Comme pour les relevés d’appels, en 2007, le Commissaire à la protection de la vie privée (CPVP) s’est fait demander si, dans le cadre de la LPRPDE, les politiques de Facebook accordaient à des tierces parties un accès trop libre aux métadonnées . Ayant jugé que oui, le CPVP a demandé à Facebook de modifier ses pratiques, du moins au Canada. Facebook n’a rien fait, et c’est ainsi qu’a éclaté le scandale de Cambridge Analytica. Pourquoi ?

Parce que le CPVP n’est pas le CRTC. Le CRTC a deux caractéristiques qui font défaut au CPVP. D’abord, il peut soutenir financièrement les défenseurs de l’intérêt public qui participent à des audiences à travers le programme d’attribution de frais.

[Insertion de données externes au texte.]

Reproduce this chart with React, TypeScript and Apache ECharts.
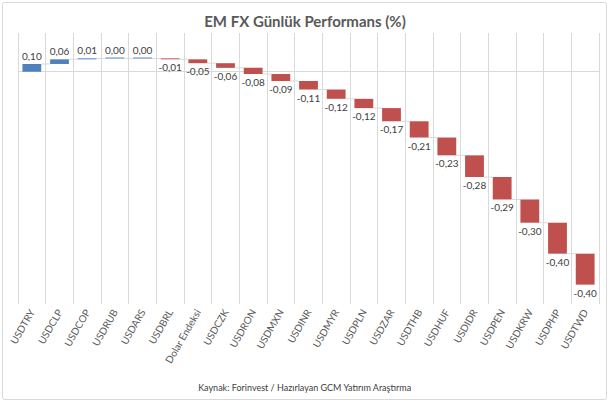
import React, { useEffect, useRef } from 'react';
import * as echarts from 'echarts';

const categories = [
  'USDTRY', 'USDCLP', 'USDCOP', 'USDRUB', 'USDARS', 'USDBRL', 'Dolar Endeksi', 'USDCZK',
  'USDRON', 'USDMXN', 'USDINR', 'USDMYR', 'USDPLN', 'USDZAR', 'USDTHB', 'USDHUF',
  'USDIDR', 'USDPEN', 'USDKRW', 'USDPHP', 'USDTWD',
];
const values = [
  0.10, 0.06, 0.01, 0.0, 0.0, -0.01, -0.05, -0.06, -0.08, -0.09, -0.11, -0.12, -0.12,
  -0.17, -0.21, -0.23, -0.28, -0.29, -0.30, -0.40, -0.40,
];

const blue = '#4f81bd';
const red = '#c0504d';
const font = 'Lato, "Open Sans", sans-serif';

const fmt = (v: number) => v.toFixed(2).replace('.', ',');

const App: React.FC = () => {
  const chartRef = useRef<HTMLDivElement>(null);

  useEffect(() => {
    if (!chartRef.current) return;
    const chart = echarts.init(chartRef.current, undefined, { renderer: 'svg' });

    // waterfall levels
    const ends: number[] = [];
    let cum = 0;
    values.forEach((v) => {
      cum += v;
      ends.push(cum);
    });
    const starts = ends.map((e, i) => e - values[i]);
    const bases = starts.map((s, i) => Math.min(s, ends[i]));
    const heights = values.map((v) => Math.abs(v));

    const option: echarts.EChartsOption = {
      animation: false,
      title: {
        text: 'EM FX Günlük Performans (%)',
        left: 'center',
        top: 8,
        textStyle: { fontFamily: font, fontSize: 15, fontWeight: 'bold', color: '#595959' },
      },
      grid: { left: 18, right: 11, top: 33, bottom: 101 },
      xAxis: {
        type: 'category',
        data: categories,
        axisLine: { lineStyle: { color: '#d9d9d9' } },
        axisTick: { show: false },
        splitLine: { show: true, lineStyle: { color: '#d9d9d9', width: 1 } },
        axisLabel: {
          rotate: 60,
          interval: 0,
          margin: 6,
          fontFamily: font,
          fontSize: 10,
          color: '#595959',
        },
      },
      yAxis: {
        type: 'value',
        min: -3,
        max: 0.5,
        show: false,
        splitLine: { show: false },
      },
      series: [
        {
          type: 'custom',
          silent: true,
          z: 1,
          data: ends.slice(0, -1).map((e, i) => [i, e]),
          encode: { x: 0, y: 1 },
          renderItem: (params: any, api: any) => {
            const i = api.value(0);
            const lvl = api.value(1);
            const p1 = api.coord([i, lvl]);
            const p2 = api.coord([i + 1, lvl]);
            const bw = api.size([1, 0])[0] * 0.68;
            return {
              type: 'line',
              shape: { x1: p1[0] + bw / 2, y1: p1[1], x2: p2[0] - bw / 2, y2: p2[1] },
              style: { stroke: '#d9d9d9', lineWidth: 1 },
            };
          },
        },
        {
          type: 'bar',
          stack: 'wf',
          stackStrategy: 'all',
          silent: true,
          barCategoryGap: '32%',
          itemStyle: { color: 'transparent' },
          data: bases,
        } as any,
        {
          type: 'bar',
          stack: 'wf',
          stackStrategy: 'all',
          barMinHeight: 1,
          z: 3,
          data: heights.map((h, i) => ({
            value: h,
            itemStyle: { color: values[i] >= 0 ? blue : red },
            label: {
              show: true,
              position: values[i] >= 0 ? 'top' : 'bottom',
              distance: 3,
              formatter: () => fmt(values[i]),
              fontFamily: font,
              fontSize: 10,
              color: '#404040',
            },
          })),
        } as any,
      ],
      graphic: [
        {
          type: 'rect',
          shape: { x: 2.5, y: 2.5, width: 604, height: 397, r: 2 },
          style: { fill: 'none', stroke: '#d9d9d9', lineWidth: 1 },
          silent: true,
        },
        {
          type: 'text',
          left: 'center',
          top: 383,
          style: {
            text: 'Kaynak: Forinvest / Hazırlayan GCM Yatırım Araştırma',
            fontFamily: font,
            fontSize: 9,
            fill: '#404040',
          },
        },
      ],
    };

    chart.setOption(option);
    return () => {
      chart.dispose();
    };
  }, []);

  return (
    <div
      ref={chartRef}
      style={{ position: 'absolute', left: 0, top: 0, width: 610, height: 405, background: '#fff' }}
    />
  );
};

export default App;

Ensuite, il dispose de certains pouvoirs exécutoires (au Canada, du moins).

Cela a permis au CRTC d’édicter des règles pour, par exemple, empêcher Bell Canada de suivre ses clients Internet puis d’utiliser les métadonnées pour leur vendre de la publicité (la décision à propos du programme « Publicité pertinente » de Bell). Il va sans dire que le Centre pour la défense de l’intérêt public, comme d’autres organismes, a profité du programme de soutien financier du CRTC pour s’opposer à Bell. Le CPVP a constaté que Bell contrevenait à la loi, mais c’est le CRTC qui a fait cesser le programme « Publicité pertinente ».

Cet épisode illustre nettement ce qui marche. Il montre que la confidentialité sera mieux assurée si l’on donne au public et aux défenseurs de l’intérêt public les moyens de se défendre et si l’on accorde au régulateur assez de mordant pour agir. Lorsque les deux font défaut, protéger la vie privée devient très difficile.